What we see in that breakdown isn’t too surprising — R and PG films make up the bulk of it. PG is actually the largest chunk, but Hollywood didn’t strive for the “R is for grown ups” rating quite as much in the 1960s as they did in the late 1970s and 1980s. And, of course, PG didn’t mean quite the same thing back then as it does now.
That’s why there are two pie charts. Gremlins, Indiana Jones and the Temple of Doom, and a few other PG-rated movies were sufficiently gory that parents didn’t think they fit in the PG rating… but the MPAA didn’t feel they warranted an R. So in 1984 they established the PG-13 rating. Some PG-13 films would have been placed in PG before, and some of them would have been rated R. There’s no meaningful way for me to filter out what “should have” been PG-13 before 1984, so giving a proper idea of what the rating breakdown is requires me to split the charts at 1984 — the same as excluding the pre-MPAA rating films.

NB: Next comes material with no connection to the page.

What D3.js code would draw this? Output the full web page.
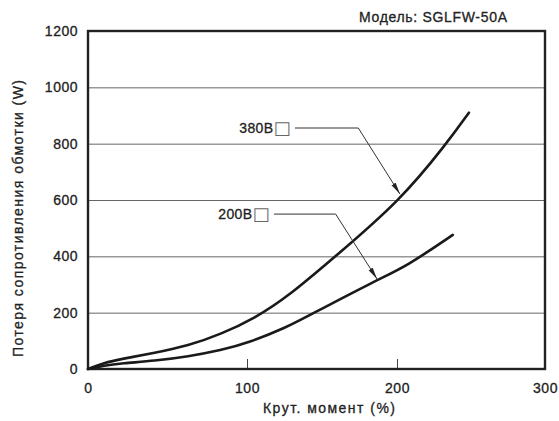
<!DOCTYPE html>
<html>
<head>
<meta charset="utf-8">
<script src="https://cdn.jsdelivr.net/npm/d3@7"></script>
<style>
  body { margin: 0; background: #fff; }
  svg { display: block; }
  text { font-family: "Liberation Sans", Arial, Helvetica, sans-serif; fill: #222; stroke: #222; stroke-width: 0.3px; }
</style>
</head>
<body>
<svg id="chart" width="559" height="421"></svg>
<script>
// Axis ticks
const torqueTicks = [0, 100, 200, 300];
const lossTicks = [0, 200, 400, 600, 800, 1000, 1200];

// Winding resistance loss vs torque, 380 V model
const torque380 = [0, 10, 20.9, 41.9, 62.9, 83.8, 105.1, 127.3, 158.7, 202, 233.6, 248.6];
const loss380   = [0, 22, 35.5, 57, 82, 124, 180, 257, 399, 597, 801, 910];

// Winding resistance loss vs torque, 200 V model
const torque200 = [0, 10, 20.9, 41.9, 62.9, 83.8, 100.6, 127.3, 139.8, 186.5, 206.6, 237.7];
const loss200   = [0, 12, 20, 29, 44, 67, 92, 150, 186, 316, 365, 476];

// Callouts: label, end of label text, leader elbow, arrow tip (data units)
const calloutLabels = ["380В", "200В"];
const calloutMark = "□";
const calloutTextEndX = [129.3, 115.3];
const calloutElbowX = [174.2, 159.1];
const calloutElbowY = [855.6, 550];
const calloutTipX = [202, 186.7];
const calloutTipY = [621, 319.5];

const modelLabel = "Модель: SGLFW-50A";
const xTitle = "Крут. момент (%)";
const yTitle = "Потеря сопротивления обмотки (W)";

const svg = d3.select("#chart");
const plotLeft = 88, plotRight = 545, plotTop = 31, plotBottom = 369;
const fontSize = 14;

const x = d3.scaleLinear().domain(torqueTicks).range([88, 247, 397, 545]);
const y = d3.scaleLinear().domain([0, 1200]).range([plotBottom, plotTop]);

// Horizontal grid + y tick labels
const yAxis = svg.append("g")
  .attr("transform", `translate(${plotLeft},0)`)
  .call(d3.axisLeft(y).tickValues(lossTicks).tickFormat(d3.format("d"))
    .tickSizeInner(-(plotRight - plotLeft)).tickSizeOuter(0).tickPadding(10));
yAxis.select(".domain").remove();
yAxis.selectAll(".tick line").attr("stroke", "#666").attr("stroke-width", 1);
yAxis.selectAll(".tick text").attr("font-size", fontSize).attr("letter-spacing", 0.5)
  .attr("font-family", "Liberation Sans, Arial, sans-serif").attr("fill", "#222");

// Bottom ticks + labels
const xAxis = svg.append("g")
  .attr("transform", `translate(0,${plotBottom})`)
  .call(d3.axisBottom(x).tickValues(torqueTicks).tickFormat(d3.format("d"))
    .tickSizeInner(-10).tickSizeOuter(0).tickPadding(14));
xAxis.select(".domain").remove();
xAxis.selectAll(".tick line").attr("stroke", "#444").attr("stroke-width", 1);
xAxis.selectAll(".tick text").attr("font-size", fontSize).attr("letter-spacing", 0.5)
  .attr("font-family", "Liberation Sans, Arial, sans-serif").attr("fill", "#222");

// Frame
svg.append("rect")
  .attr("x", plotLeft).attr("y", plotTop)
  .attr("width", plotRight - plotLeft).attr("height", plotBottom - plotTop)
  .attr("fill", "none").attr("stroke", "#222").attr("stroke-width", 2.4);

// Curves
const line = d3.line().x(d => x(d[0])).y(d => y(d[1])).curve(d3.curveBasis);
const series = [
  d3.zip(torque380, loss380),
  d3.zip(torque200, loss200)
];
svg.append("g").selectAll("path").data(series).join("path")
  .attr("d", line)
  .attr("fill", "none")
  .attr("stroke", "#1a1a1a")
  .attr("stroke-width", 2.6)
  .attr("stroke-linecap", "round");

// Arrowhead marker
svg.append("defs").append("marker")
  .attr("id", "arrow")
  .attr("markerUnits", "userSpaceOnUse")
  .attr("viewBox", "0 0 12 6")
  .attr("refX", 12).attr("refY", 3)
  .attr("markerWidth", 12).attr("markerHeight", 6)
  .attr("orient", "auto")
  .append("path").attr("d", "M0,0.6 L12,3 L0,5.4 Z").attr("fill", "#222");

// Callouts
calloutLabels.forEach((lab, i) => {
  const ex = x(calloutElbowX[i]), ey = y(calloutElbowY[i]);
  const t = svg.append("text")
    .attr("x", x(calloutTextEndX[i]))
    .attr("y", ey + 5)
    .attr("text-anchor", "end")
    .attr("font-size", fontSize)
    .attr("letter-spacing", 0.4);
  t.append("tspan").text(lab);
  t.append("tspan")
    .attr("font-family", "DejaVu Sans")
    .attr("font-size", 18)
    .attr("fill", "#666")
    .attr("stroke-width", 0)
    .attr("dy", 1)
    .text(calloutMark);
  const bb = t.node().getBBox();
  svg.append("path")
    .attr("d", `M${bb.x + bb.width + 4},${ey} L${ex},${ey} L${x(calloutTipX[i])},${y(calloutTipY[i])}`)
    .attr("fill", "none")
    .attr("stroke", "#333")
    .attr("stroke-width", 1)
    .attr("marker-end", "url(#arrow)");
});

// Titles
svg.append("text")
  .attr("x", 507).attr("y", 22)
  .attr("text-anchor", "end")
  .attr("font-size", fontSize)
  .attr("textLength", 148)
  .attr("lengthAdjust", "spacing")
  .text(modelLabel);

svg.append("text")
  .attr("x", 263).attr("y", 413)
  .attr("font-size", fontSize)
  .attr("textLength", 132)
  .attr("lengthAdjust", "spacing")
  .text(xTitle);

svg.append("text")
  .attr("transform", "translate(23,357) rotate(-90)")
  .attr("font-size", fontSize)
  .attr("textLength", 277)
  .attr("lengthAdjust", "spacing")
  .text(yTitle);
</script>
</body>
</html>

This does show a few surprises, though. That PG-13 makes up a sizable chunk of the post-1984 pie isn’t surprising. (Incidentally, the first PG-13 Best Picture nominee was The Color Purple.) What’s surprising is that its chunk appears to have come entirely at the expense of the PG rating. The R rating has actually shifted to being the outright majority rating — and G has virtually vanished. This probably doesn’t reflect anything on the mindset of the Oscar voters themselves, but rather the filmmakers. In recent years, there’s been a shift to thinking that PG movies earn more money than G-rated films (Disney being a steadfast holdout for the most part). There’s also been an apparent trend toward thinking that if a film is serious, it needs to be rated R. I’m not sure why “themes that only an adult will think about” means “we gotta have a sex scene”, but all right.
There’s one little oddity on the post-1984 chart, and that’s the unrated film. Theoretically there shouldn’t be any such thing in the MPAA rating era, but A Room With a View apparently squeaked by without one. As far as I can tell, this is because it had only a very limited U.S. release.